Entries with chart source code
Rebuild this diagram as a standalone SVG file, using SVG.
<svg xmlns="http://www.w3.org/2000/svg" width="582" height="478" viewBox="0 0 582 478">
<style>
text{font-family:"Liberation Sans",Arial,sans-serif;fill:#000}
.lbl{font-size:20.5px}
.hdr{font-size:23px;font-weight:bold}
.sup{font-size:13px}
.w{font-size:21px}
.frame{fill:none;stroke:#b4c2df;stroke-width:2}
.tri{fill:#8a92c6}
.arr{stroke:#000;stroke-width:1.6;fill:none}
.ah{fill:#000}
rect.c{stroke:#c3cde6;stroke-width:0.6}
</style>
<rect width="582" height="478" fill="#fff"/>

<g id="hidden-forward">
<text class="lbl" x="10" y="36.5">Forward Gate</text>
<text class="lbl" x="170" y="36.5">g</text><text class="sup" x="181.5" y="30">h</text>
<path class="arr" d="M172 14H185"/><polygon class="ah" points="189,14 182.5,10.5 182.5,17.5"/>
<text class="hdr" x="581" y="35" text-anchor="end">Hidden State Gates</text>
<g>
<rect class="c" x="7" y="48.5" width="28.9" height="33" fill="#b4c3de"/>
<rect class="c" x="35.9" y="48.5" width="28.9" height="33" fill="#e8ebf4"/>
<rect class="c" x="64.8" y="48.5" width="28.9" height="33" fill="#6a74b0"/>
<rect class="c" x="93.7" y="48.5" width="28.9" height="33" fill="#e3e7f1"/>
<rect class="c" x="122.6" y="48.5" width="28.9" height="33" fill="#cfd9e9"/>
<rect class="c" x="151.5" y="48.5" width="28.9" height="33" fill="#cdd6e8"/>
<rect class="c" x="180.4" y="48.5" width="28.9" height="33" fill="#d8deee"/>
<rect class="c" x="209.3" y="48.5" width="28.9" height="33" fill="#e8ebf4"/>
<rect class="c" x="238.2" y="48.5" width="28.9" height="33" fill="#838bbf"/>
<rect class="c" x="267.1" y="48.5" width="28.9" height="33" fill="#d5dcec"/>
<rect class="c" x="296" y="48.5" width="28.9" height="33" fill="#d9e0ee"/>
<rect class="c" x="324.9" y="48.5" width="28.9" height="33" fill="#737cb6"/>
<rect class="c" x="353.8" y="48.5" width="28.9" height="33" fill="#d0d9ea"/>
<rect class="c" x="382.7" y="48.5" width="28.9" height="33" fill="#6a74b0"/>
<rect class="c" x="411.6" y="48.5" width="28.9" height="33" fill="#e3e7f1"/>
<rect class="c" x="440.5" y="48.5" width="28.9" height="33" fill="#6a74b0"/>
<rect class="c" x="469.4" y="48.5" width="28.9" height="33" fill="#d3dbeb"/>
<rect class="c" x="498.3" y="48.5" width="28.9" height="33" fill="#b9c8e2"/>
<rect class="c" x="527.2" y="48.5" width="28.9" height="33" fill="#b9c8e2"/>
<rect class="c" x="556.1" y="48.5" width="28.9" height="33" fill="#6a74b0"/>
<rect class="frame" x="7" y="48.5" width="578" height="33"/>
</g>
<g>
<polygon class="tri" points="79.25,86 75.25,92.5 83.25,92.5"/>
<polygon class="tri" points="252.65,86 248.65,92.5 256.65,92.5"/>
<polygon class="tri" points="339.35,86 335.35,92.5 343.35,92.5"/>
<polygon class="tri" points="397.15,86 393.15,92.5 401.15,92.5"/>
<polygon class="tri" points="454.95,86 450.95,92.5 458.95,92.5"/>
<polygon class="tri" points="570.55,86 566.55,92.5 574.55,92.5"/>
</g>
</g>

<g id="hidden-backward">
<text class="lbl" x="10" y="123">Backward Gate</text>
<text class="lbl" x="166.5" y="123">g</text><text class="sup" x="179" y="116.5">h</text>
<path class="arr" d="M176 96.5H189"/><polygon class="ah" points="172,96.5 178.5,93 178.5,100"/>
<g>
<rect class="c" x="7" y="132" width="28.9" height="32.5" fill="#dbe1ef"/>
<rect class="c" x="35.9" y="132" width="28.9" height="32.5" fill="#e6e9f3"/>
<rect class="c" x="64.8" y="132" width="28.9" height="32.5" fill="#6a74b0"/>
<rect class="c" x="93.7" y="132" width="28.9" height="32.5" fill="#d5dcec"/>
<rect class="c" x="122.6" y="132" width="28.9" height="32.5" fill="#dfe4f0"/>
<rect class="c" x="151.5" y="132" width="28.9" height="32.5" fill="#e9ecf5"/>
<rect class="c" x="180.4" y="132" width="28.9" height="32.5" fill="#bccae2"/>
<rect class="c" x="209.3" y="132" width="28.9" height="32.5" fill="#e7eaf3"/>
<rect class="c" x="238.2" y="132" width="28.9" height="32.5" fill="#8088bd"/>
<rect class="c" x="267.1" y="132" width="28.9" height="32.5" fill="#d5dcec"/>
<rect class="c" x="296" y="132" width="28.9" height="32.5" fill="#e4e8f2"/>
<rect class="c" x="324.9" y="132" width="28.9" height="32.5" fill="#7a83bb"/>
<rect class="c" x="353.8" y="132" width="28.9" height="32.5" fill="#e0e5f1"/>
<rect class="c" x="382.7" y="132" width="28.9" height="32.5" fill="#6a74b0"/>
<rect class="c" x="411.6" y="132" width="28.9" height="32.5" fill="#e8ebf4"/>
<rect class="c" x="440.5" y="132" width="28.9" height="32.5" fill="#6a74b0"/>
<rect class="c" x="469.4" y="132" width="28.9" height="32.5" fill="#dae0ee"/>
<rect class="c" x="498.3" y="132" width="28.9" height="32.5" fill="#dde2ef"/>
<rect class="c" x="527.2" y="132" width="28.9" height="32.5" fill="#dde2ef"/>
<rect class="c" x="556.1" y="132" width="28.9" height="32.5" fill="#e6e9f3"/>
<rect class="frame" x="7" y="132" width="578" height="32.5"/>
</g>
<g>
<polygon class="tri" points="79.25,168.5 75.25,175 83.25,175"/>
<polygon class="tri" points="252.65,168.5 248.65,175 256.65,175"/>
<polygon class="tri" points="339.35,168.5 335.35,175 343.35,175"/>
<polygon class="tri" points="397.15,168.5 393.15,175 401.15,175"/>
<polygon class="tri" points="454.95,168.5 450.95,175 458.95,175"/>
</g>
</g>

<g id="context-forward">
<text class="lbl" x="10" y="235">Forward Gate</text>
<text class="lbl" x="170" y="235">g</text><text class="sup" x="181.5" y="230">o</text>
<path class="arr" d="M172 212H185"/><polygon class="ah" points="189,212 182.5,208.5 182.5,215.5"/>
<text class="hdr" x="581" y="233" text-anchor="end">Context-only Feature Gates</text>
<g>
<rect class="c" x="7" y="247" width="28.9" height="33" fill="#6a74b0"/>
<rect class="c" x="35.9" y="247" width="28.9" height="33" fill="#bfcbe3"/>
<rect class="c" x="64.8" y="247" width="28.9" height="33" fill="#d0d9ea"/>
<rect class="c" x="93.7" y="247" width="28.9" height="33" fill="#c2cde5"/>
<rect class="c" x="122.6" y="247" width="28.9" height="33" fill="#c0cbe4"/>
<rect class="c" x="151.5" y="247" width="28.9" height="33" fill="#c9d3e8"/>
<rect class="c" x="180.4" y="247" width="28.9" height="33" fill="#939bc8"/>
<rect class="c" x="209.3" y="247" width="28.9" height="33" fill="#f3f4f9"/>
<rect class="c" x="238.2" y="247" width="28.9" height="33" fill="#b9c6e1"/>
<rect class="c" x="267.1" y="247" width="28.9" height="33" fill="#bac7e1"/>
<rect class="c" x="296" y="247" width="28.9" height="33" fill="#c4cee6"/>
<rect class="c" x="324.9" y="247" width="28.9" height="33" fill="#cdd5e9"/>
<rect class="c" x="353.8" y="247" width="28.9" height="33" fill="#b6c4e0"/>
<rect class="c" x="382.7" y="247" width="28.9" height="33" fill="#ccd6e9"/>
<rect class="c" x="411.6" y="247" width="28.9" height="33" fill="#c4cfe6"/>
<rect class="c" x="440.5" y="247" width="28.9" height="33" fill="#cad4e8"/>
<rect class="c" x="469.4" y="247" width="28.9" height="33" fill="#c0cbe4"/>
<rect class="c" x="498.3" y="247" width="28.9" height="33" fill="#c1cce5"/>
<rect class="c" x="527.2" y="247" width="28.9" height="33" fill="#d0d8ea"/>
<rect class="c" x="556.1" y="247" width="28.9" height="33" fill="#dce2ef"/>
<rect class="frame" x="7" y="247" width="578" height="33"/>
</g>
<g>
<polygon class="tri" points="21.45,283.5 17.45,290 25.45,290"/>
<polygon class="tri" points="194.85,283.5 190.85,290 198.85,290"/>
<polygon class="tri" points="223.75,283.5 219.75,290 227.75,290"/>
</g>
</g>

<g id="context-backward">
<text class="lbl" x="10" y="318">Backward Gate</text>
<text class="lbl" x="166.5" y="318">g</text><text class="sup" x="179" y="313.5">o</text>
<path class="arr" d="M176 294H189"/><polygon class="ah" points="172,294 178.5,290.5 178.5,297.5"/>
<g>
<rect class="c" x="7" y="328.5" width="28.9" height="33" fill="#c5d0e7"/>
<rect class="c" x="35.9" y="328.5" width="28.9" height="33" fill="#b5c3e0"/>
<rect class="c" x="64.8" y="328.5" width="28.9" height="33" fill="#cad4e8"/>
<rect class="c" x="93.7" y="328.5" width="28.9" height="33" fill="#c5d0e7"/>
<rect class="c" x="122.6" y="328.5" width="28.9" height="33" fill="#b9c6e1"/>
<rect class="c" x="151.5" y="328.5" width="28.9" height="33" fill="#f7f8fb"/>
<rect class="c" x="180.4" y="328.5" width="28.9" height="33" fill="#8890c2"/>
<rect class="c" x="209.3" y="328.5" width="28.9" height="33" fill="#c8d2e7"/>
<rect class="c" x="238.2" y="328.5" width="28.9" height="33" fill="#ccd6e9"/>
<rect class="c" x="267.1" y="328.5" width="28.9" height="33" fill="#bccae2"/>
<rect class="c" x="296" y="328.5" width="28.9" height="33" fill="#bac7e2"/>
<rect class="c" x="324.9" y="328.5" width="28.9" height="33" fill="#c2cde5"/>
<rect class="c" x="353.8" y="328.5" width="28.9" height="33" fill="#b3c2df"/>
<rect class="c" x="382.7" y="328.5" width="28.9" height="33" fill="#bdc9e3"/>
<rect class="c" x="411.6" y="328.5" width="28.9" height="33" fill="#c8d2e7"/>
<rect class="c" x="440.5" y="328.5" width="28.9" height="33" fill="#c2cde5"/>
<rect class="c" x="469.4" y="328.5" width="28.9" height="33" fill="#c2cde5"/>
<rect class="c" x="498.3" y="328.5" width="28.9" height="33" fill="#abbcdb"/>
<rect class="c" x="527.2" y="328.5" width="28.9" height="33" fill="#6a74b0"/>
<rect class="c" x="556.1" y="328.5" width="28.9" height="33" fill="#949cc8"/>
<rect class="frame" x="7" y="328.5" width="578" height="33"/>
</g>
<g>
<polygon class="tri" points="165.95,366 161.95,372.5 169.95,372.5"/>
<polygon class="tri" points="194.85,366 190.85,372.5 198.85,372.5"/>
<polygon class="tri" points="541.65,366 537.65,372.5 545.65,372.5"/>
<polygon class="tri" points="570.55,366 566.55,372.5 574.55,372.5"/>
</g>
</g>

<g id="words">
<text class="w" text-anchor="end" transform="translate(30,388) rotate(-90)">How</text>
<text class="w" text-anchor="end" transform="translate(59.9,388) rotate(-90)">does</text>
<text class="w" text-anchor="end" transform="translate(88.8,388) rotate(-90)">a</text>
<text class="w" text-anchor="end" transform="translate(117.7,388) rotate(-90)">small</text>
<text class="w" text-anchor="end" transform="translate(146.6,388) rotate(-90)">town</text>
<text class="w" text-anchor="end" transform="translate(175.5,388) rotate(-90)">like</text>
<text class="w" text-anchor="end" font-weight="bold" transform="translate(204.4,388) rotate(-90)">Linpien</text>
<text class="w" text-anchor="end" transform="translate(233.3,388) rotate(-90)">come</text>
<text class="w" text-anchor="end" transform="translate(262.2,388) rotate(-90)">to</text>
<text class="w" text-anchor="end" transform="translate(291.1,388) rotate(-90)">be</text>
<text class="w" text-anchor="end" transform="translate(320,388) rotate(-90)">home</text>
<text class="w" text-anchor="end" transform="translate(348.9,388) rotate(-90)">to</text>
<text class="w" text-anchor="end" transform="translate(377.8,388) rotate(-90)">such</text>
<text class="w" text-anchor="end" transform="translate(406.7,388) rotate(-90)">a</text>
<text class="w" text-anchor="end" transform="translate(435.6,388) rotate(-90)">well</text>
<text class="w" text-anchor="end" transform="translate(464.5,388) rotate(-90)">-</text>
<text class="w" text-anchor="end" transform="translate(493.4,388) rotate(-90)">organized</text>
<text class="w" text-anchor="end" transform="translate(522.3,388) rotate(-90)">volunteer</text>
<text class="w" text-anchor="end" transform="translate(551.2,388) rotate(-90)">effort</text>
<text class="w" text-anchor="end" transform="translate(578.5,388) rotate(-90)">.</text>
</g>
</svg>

* * *

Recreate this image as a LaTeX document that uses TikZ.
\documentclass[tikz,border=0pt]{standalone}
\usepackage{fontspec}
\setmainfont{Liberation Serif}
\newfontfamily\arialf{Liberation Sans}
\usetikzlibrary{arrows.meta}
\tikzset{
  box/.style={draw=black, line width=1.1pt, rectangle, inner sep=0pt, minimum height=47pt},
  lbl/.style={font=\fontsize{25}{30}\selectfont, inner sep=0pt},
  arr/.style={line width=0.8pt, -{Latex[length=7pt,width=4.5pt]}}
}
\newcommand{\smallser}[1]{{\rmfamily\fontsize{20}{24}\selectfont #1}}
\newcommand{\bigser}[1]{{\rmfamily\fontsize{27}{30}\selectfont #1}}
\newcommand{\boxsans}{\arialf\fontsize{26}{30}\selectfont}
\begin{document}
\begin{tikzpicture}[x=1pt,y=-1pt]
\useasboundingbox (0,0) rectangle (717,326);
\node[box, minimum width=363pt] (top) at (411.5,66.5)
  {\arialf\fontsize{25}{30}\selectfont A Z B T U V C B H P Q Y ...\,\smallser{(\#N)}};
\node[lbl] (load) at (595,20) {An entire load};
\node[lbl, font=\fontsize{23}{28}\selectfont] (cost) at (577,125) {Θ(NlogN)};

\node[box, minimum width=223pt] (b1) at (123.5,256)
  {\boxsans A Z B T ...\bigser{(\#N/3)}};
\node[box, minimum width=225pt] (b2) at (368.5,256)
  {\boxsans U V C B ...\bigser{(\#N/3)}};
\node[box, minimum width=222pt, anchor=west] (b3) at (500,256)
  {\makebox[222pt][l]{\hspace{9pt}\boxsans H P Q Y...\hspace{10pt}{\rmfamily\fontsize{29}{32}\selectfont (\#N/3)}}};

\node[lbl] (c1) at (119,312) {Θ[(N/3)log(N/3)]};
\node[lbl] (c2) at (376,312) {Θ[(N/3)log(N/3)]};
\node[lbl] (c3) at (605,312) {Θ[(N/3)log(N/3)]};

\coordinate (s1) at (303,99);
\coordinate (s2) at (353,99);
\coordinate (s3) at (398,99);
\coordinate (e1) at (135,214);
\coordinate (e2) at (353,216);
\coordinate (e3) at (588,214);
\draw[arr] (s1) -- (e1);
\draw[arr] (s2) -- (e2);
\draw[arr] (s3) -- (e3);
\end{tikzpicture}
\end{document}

▶ What is expected
Out of the material above, gather each line where "standalone" appears.

▶ Response for this exercise
Rebuild this diagram as a standalone SVG file, using SVG.
\documentclass[tikz,border=0pt]{standalone}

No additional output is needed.